So brisk and stiff and spry,
With springy step and jaunty plume
And a purposeful look in his eye,
In his little black blinking eye, he had.
I took him to the coop and introduced him
To my seventeen wide-eyed hens.
He tupped and he tupped as a hero tups
And he bowed from the waist to them all, and then
He upped and he tupped 'em all again, he did.
And then upon the peace of me ducks and me geese
He rudely did intrude.
With glazed eyes and open mouths
They bore it all with fortitude
And a little bit of gratitude, they did.
He jumped my giggling guinea fowl
And forced his attentions upon
My twenty hysterical turkeys and
A visiting migrant swan.
But the bantam thundered on, he did.
He ravished my fan-tailed pigeons and
Me lily-white columbines,
And while I was locking up the budgerigar
He jumped my parrot from behind;
She was sitting on me shoulder at the time.
And all of a sudden with a gasp and a gulp
He clapped his hands to his head,
Fell flat on his back with his toes in the air.
My bantam cock lay dead
And the vultures circled overhead, they did.
What a champion brute; what a noble cock;
What a way to live and to die.
I was digging him a grave to save his bones
From the hungry buzzards in the sky
When the bantam opened up a sly little eye.
He gave me a grin and a terrible wink,
The way that rapists do.
He said, "You see them big daft buggers up there?
They'll be down in a minute or two;
They'll be down in a minute or two"
Charlie Brooker. He wrote a review, very good he is, about the Horizon on last night. Isolation and sensory deprivation used to make people become suggestible. On one of his programmes he managed to convince Adam Curtis, of "Power of Nightmares" fame to make a short film about journalism. Journalism on the TV, he said, began as a wing of the establishment but after all that watergate stuff became deluded that it was a form of check and balance on the power of the government. After the fall of the left and the coming of the synthesis of political positions they became disillusioned and cynical, parroting the positions of power because it gave them something to believe in and also gave them access to the powerful in a PR-for-patronage deal.

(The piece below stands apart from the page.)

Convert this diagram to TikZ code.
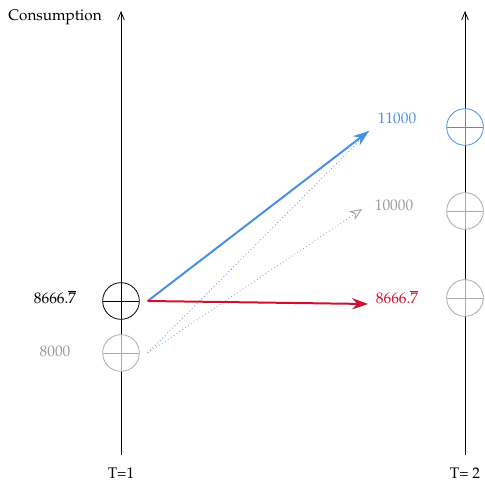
\documentclass[tikz,border=0pt]{standalone}
\usepackage[T1]{fontenc}
\usepackage{mathpazo}
\usetikzlibrary{arrows.meta}
\definecolor{cblue}{HTML}{4A90E2}
\definecolor{cred}{HTML}{D0102E}
\definecolor{cgray}{HTML}{AAAAAA}
\definecolor{tgray}{HTML}{999999}

\begin{document}
\begin{tikzpicture}[x=0.75pt, y=-0.75pt,
  cstate/.style={circle, draw=#1, fill=white, line width=0.6pt, minimum size=27.5pt, inner sep=0pt,
    path picture={\draw[#1, line width=0.6pt] (path picture bounding box.west) -- (path picture bounding box.east)
      (path picture bounding box.north) -- (path picture bounding box.south);}},
  lbl/.style={font=\fontsize{11.5}{13}\selectfont},
  axis/.style={line width=0.6pt, -{Straight Barb[length=6pt, width=5pt]}},
  move/.style={line width=1.5pt, -{Stealth[length=12pt, width=8.5pt, inset=4pt]}}]
\useasboundingbox (0,0) rectangle (485,481);
% time axes
\coordinate (b1) at (121,455);
\coordinate (t1) at (121,11);
\coordinate (b2) at (465,455);
\coordinate (t2) at (465,11);
\draw[axis] (b1) -- (t1);
\draw[axis] (b2) -- (t2);
\node[lbl] (ylab) at (55,17) {Consumption};
\node[lbl] (p1) at (121,473) {T=1};
\node[lbl] (p2) at (465,473) {T= 2};
% states at T=1
\node[cstate=black] (now) at (121,301) {};
\node[cstate=cgray] (low) at (121,353) {};
\node[lbl, text=black] (nowlab) at (55,297) {8666.$\overline{7}$};
\node[lbl, text=tgray] (lowlab) at (55,351) {8000};
% states at T=2
\node[cstate=cblue] (hi2) at (465,127) {};
\node[cstate=cgray] (mid2) at (465,211) {};
\node[cstate=cgray] (eq2) at (465,298) {};
\coordinate (hiend) at (369,131);
\coordinate (midend) at (362,209);
\coordinate (eqend) at (368,304);
\node[lbl, text=cblue] (hilab) at (397,118) {11000};
\node[lbl, text=tgray] (midlab) at (394,205) {10000};
\node[lbl, text=cred] (eqlab) at (397,297) {8666.$\overline{7}$};
% transitions
\draw[cblue, line width=0.6pt, dotted] ([xshift=6pt]low.east) -- (hiend);
\draw[tgray, line width=0.6pt, dotted, -{Stealth[open, length=9pt, width=7.5pt, inset=2.5pt]}] ([xshift=6pt]low.east) -- (midend);
\draw[move, cblue] ([xshift=6pt]now.east) -- (hiend);
\draw[move, cred] ([xshift=6pt]now.east) -- (eqend);
\end{tikzpicture}
\end{document}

He's an intellectual sort of man like that, Curtis.
But another thing. Brooker must be a fan of Curtis for he used the aforementioned Power of Nightmares as an example of intelligent programming. He confronted some youths with various types of programming, finding that the only thing not to bore them all to the point of intollerance in the time he allowed them to view it was the Power of Nightmares.
These were normal youths, not some specially selected intellectually superior breed (although as most of the series is about the lies TV tells us in the name of production values, perhapsd my faith is misplaced). But I can believe it, knowing a number of supposedly stupid youths who aren't as ignorant or idiotic as we would be had to believe. I myself am illiterate in government statistics in that I never got an English GCSE.
8. Don’t make people think. Their days are hard enough as is. Bypass the need for opinion making by giving people ready-made opinions. Do it as though you don’t have a conscience – they are probably too stupid to make their own decisions anyway.
9. Ensure that there are no ongoing storylines with meaning or purpose beyond immediate sensory stimulation. Avoid universal themes as much as possible. Make absolutely certain there is no cultural, societal or global story or mythology present that conflicts with the myths of comfort and consumption.
10. Never encourage responsibility, or so much as suggest that humans could be involved in co-creating their future and the realities in which they reside.
Nim, nim, nim.
It's not just that other people become convinced that the youth is worthless through the machinations of the media, it's that the same effect is present in themselves. And the media, of course, gets to stick to the dross of Big Brother this and celebrity tits out that in stead of making decent stuff on the pretext that they're merely following the market, doing the regretfully necessary. In other words being "realistic". The same way the politicians act with their right-wing economic policies which always fail but are painted as being responsible, the only way things can be done. At least, in the overton window. But the reality they're so fond of claiming support from is quite different. The Power of Nightmares was the most popular BBC2 programme in a long while. But the agenda isn't really to attract viewers, nor to make public service (ie supposedly good but unpopular, really badly-made pseudo-intellectual and therefore unpopular) , but to drive people into idiocy.
That goal seems to be more or less impossible. You can make people believe they're thick but actually dumbing them down is a different matter.
For an original sinist I've got a surprising amount of faith in human nature, I know.